Drop every picture, then transcribe the remaining data exactly.

## START Records supplied

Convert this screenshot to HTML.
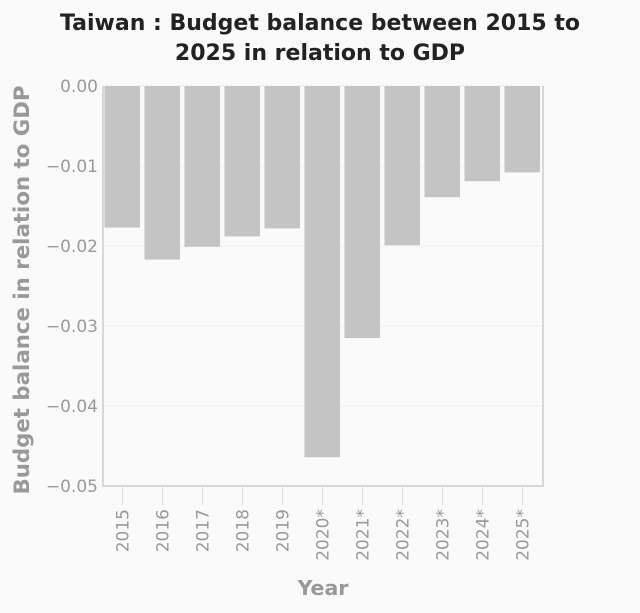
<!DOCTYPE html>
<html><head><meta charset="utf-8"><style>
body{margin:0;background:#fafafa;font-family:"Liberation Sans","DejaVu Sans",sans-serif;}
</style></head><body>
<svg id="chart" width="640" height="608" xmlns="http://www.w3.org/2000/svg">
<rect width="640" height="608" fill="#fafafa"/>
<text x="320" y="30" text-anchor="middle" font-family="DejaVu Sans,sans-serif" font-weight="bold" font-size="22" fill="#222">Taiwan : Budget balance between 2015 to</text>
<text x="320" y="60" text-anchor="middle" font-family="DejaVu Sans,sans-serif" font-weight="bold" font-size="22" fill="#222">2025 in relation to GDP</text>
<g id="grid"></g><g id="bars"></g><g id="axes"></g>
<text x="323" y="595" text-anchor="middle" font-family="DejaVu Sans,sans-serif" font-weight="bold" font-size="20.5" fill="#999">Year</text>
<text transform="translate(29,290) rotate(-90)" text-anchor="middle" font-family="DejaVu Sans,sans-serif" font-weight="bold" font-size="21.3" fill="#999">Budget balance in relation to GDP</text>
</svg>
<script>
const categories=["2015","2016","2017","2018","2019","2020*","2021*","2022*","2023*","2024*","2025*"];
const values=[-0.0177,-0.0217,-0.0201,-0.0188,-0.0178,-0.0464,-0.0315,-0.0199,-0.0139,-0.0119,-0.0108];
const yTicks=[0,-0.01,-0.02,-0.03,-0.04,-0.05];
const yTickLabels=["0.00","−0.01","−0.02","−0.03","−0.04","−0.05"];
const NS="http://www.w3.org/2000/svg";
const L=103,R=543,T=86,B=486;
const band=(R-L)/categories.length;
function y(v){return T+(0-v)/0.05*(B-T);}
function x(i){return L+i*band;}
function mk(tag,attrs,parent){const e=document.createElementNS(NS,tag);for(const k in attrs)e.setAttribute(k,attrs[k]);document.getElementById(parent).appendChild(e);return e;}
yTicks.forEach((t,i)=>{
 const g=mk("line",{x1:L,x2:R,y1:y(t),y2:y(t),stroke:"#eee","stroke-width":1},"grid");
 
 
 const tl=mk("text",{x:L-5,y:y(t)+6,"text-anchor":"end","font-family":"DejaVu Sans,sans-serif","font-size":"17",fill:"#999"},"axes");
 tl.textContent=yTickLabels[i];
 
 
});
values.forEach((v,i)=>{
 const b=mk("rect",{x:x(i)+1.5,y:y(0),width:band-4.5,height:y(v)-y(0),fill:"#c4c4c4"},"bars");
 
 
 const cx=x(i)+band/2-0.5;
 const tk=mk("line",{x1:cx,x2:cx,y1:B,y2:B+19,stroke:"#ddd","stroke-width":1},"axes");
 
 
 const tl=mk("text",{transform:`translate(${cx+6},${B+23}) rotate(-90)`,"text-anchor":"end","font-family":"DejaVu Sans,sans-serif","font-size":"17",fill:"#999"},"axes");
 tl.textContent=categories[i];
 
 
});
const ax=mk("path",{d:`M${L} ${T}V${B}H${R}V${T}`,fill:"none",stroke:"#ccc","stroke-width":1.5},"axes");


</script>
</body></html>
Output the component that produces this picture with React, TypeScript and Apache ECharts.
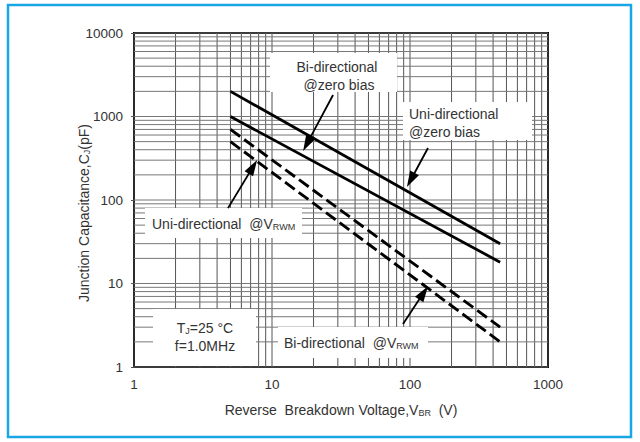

## END Records supplied

### Task result
Convert this screenshot to HTML.
<!DOCTYPE html>
<html><head><meta charset="utf-8"><style>
body{margin:0;background:#fafafa;font-family:"Liberation Sans","DejaVu Sans",sans-serif;}
</style></head><body>
<svg id="chart" width="640" height="608" xmlns="http://www.w3.org/2000/svg">
<rect width="640" height="608" fill="#fafafa"/>
<text x="320" y="30" text-anchor="middle" font-family="DejaVu Sans,sans-serif" font-weight="bold" font-size="22" fill="#222">Taiwan : Budget balance between 2015 to</text>
<text x="320" y="60" text-anchor="middle" font-family="DejaVu Sans,sans-serif" font-weight="bold" font-size="22" fill="#222">2025 in relation to GDP</text>
<g id="grid"></g><g id="bars"></g><g id="axes"></g>
<text x="323" y="595" text-anchor="middle" font-family="DejaVu Sans,sans-serif" font-weight="bold" font-size="20.5" fill="#999">Year</text>
<text transform="translate(29,290) rotate(-90)" text-anchor="middle" font-family="DejaVu Sans,sans-serif" font-weight="bold" font-size="21.3" fill="#999">Budget balance in relation to GDP</text>
</svg>
<script>
const categories=["2015","2016","2017","2018","2019","2020*","2021*","2022*","2023*","2024*","2025*"];
const values=[-0.0177,-0.0217,-0.0201,-0.0188,-0.0178,-0.0464,-0.0315,-0.0199,-0.0139,-0.0119,-0.0108];
const yTicks=[0,-0.01,-0.02,-0.03,-0.04,-0.05];
const yTickLabels=["0.00","−0.01","−0.02","−0.03","−0.04","−0.05"];
const NS="http://www.w3.org/2000/svg";
const L=103,R=543,T=86,B=486;
const band=(R-L)/categories.length;
function y(v){return T+(0-v)/0.05*(B-T);}
function x(i){return L+i*band;}
function mk(tag,attrs,parent){const e=document.createElementNS(NS,tag);for(const k in attrs)e.setAttribute(k,attrs[k]);document.getElementById(parent).appendChild(e);return e;}
yTicks.forEach((t,i)=>{
 const g=mk("line",{x1:L,x2:R,y1:y(t),y2:y(t),stroke:"#eee","stroke-width":1},"grid");
 
 
 const tl=mk("text",{x:L-5,y:y(t)+6,"text-anchor":"end","font-family":"DejaVu Sans,sans-serif","font-size":"17",fill:"#999"},"axes");
 tl.textContent=yTickLabels[i];
 
 
});
values.forEach((v,i)=>{
 const b=mk("rect",{x:x(i)+1.5,y:y(0),width:band-4.5,height:y(v)-y(0),fill:"#c4c4c4"},"bars");
 
 
 const cx=x(i)+band/2-0.5;
 const tk=mk("line",{x1:cx,x2:cx,y1:B,y2:B+19,stroke:"#ddd","stroke-width":1},"axes");
 
 
 const tl=mk("text",{transform:`translate(${cx+6},${B+23}) rotate(-90)`,"text-anchor":"end","font-family":"DejaVu Sans,sans-serif","font-size":"17",fill:"#999"},"axes");
 tl.textContent=categories[i];
 
 
});
const ax=mk("path",{d:`M${L} ${T}V${B}H${R}V${T}`,fill:"none",stroke:"#ccc","stroke-width":1.5},"axes");


</script>
</body></html>
Output the component that produces this picture with React, TypeScript and Apache ECharts.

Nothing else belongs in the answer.